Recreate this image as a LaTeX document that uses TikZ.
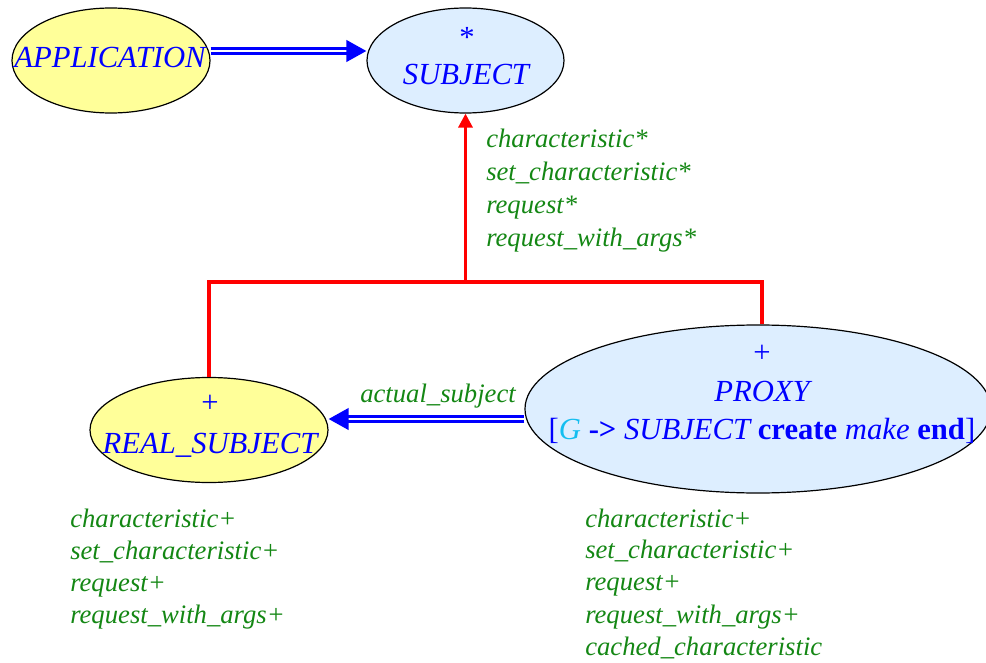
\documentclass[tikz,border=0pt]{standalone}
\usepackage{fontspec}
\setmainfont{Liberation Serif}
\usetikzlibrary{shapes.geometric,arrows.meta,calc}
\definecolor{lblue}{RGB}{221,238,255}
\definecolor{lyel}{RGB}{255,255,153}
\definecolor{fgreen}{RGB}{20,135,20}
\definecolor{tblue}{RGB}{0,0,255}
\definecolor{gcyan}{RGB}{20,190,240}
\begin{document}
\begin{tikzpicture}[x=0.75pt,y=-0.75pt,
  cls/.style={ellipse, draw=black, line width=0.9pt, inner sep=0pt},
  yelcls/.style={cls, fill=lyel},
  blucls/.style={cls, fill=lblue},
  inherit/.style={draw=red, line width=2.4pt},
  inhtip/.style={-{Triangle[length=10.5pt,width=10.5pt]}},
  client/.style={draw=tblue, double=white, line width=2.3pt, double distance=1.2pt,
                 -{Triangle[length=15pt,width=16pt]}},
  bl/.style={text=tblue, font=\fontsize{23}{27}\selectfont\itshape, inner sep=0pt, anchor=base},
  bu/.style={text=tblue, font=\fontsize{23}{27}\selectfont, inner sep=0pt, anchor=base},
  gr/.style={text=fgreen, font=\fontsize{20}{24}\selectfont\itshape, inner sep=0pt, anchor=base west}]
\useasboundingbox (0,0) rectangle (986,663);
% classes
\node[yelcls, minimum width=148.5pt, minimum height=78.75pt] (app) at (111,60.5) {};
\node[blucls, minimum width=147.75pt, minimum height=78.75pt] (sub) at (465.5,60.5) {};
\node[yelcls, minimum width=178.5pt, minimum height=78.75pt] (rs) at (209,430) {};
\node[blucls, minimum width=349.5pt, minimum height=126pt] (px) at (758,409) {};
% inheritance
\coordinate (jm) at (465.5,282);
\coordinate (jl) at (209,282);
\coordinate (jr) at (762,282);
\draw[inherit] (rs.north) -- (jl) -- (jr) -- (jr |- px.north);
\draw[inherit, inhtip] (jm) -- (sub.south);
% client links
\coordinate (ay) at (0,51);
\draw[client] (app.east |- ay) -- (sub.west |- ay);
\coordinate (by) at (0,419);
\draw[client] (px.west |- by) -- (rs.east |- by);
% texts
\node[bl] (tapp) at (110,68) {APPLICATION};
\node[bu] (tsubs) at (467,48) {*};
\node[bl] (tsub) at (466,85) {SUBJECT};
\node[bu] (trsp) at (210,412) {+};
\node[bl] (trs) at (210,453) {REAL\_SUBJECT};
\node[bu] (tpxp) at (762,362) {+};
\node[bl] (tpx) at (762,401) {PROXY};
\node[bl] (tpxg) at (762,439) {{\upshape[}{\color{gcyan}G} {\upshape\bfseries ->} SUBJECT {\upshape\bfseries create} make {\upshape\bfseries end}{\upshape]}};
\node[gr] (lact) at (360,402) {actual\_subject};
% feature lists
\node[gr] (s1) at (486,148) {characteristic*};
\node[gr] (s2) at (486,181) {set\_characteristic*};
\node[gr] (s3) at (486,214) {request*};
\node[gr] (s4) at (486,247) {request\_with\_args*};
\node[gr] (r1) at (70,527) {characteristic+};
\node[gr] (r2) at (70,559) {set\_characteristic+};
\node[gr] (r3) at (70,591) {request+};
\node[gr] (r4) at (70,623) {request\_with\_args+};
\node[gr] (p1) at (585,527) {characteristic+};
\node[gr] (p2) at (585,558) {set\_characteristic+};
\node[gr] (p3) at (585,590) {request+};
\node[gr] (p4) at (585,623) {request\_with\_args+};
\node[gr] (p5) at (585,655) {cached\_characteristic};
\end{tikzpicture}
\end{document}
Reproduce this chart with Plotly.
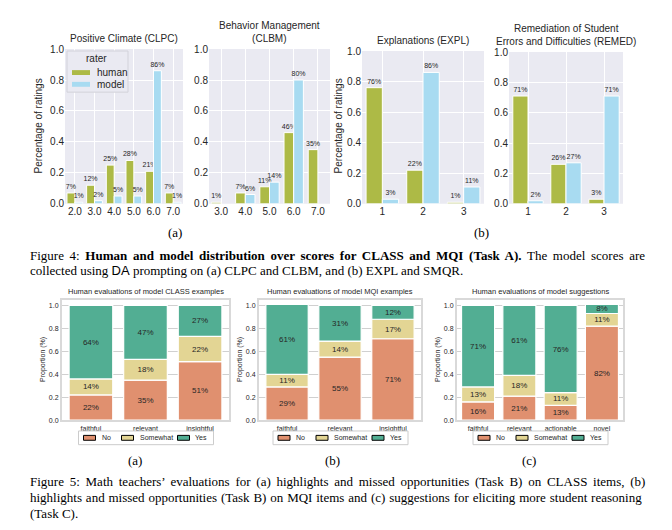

* * * * * * * * *

Work instructions:
Copy out all the data without changing anything, and drop the pictures.

Answer to the task:
Recreate this image as a LaTeX document that uses TikZ.
\documentclass[tikz,border=0pt]{standalone}
\usepackage{fontspec}
\setmainfont{Liberation Serif}
\usetikzlibrary{shapes.geometric,arrows.meta,calc}
\definecolor{lblue}{RGB}{221,238,255}
\definecolor{lyel}{RGB}{255,255,153}
\definecolor{fgreen}{RGB}{20,135,20}
\definecolor{tblue}{RGB}{0,0,255}
\definecolor{gcyan}{RGB}{20,190,240}
\begin{document}
\begin{tikzpicture}[x=0.75pt,y=-0.75pt,
  cls/.style={ellipse, draw=black, line width=0.9pt, inner sep=0pt},
  yelcls/.style={cls, fill=lyel},
  blucls/.style={cls, fill=lblue},
  inherit/.style={draw=red, line width=2.4pt},
  inhtip/.style={-{Triangle[length=10.5pt,width=10.5pt]}},
  client/.style={draw=tblue, double=white, line width=2.3pt, double distance=1.2pt,
                 -{Triangle[length=15pt,width=16pt]}},
  bl/.style={text=tblue, font=\fontsize{23}{27}\selectfont\itshape, inner sep=0pt, anchor=base},
  bu/.style={text=tblue, font=\fontsize{23}{27}\selectfont, inner sep=0pt, anchor=base},
  gr/.style={text=fgreen, font=\fontsize{20}{24}\selectfont\itshape, inner sep=0pt, anchor=base west}]
\useasboundingbox (0,0) rectangle (986,663);
% classes
\node[yelcls, minimum width=148.5pt, minimum height=78.75pt] (app) at (111,60.5) {};
\node[blucls, minimum width=147.75pt, minimum height=78.75pt] (sub) at (465.5,60.5) {};
\node[yelcls, minimum width=178.5pt, minimum height=78.75pt] (rs) at (209,430) {};
\node[blucls, minimum width=349.5pt, minimum height=126pt] (px) at (758,409) {};
% inheritance
\coordinate (jm) at (465.5,282);
\coordinate (jl) at (209,282);
\coordinate (jr) at (762,282);
\draw[inherit] (rs.north) -- (jl) -- (jr) -- (jr |- px.north);
\draw[inherit, inhtip] (jm) -- (sub.south);
% client links
\coordinate (ay) at (0,51);
\draw[client] (app.east |- ay) -- (sub.west |- ay);
\coordinate (by) at (0,419);
\draw[client] (px.west |- by) -- (rs.east |- by);
% texts
\node[bl] (tapp) at (110,68) {APPLICATION};
\node[bu] (tsubs) at (467,48) {*};
\node[bl] (tsub) at (466,85) {SUBJECT};
\node[bu] (trsp) at (210,412) {+};
\node[bl] (trs) at (210,453) {REAL\_SUBJECT};
\node[bu] (tpxp) at (762,362) {+};
\node[bl] (tpx) at (762,401) {PROXY};
\node[bl] (tpxg) at (762,439) {{\upshape[}{\color{gcyan}G} {\upshape\bfseries ->} SUBJECT {\upshape\bfseries create} make {\upshape\bfseries end}{\upshape]}};
\node[gr] (lact) at (360,402) {actual\_subject};
% feature lists
\node[gr] (s1) at (486,148) {characteristic*};
\node[gr] (s2) at (486,181) {set\_characteristic*};
\node[gr] (s3) at (486,214) {request*};
\node[gr] (s4) at (486,247) {request\_with\_args*};
\node[gr] (r1) at (70,527) {characteristic+};
\node[gr] (r2) at (70,559) {set\_characteristic+};
\node[gr] (r3) at (70,591) {request+};
\node[gr] (r4) at (70,623) {request\_with\_args+};
\node[gr] (p1) at (585,527) {characteristic+};
\node[gr] (p2) at (585,558) {set\_characteristic+};
\node[gr] (p3) at (585,590) {request+};
\node[gr] (p4) at (585,623) {request\_with\_args+};
\node[gr] (p5) at (585,655) {cached\_characteristic};
\end{tikzpicture}
\end{document}
Reproduce this chart with Plotly.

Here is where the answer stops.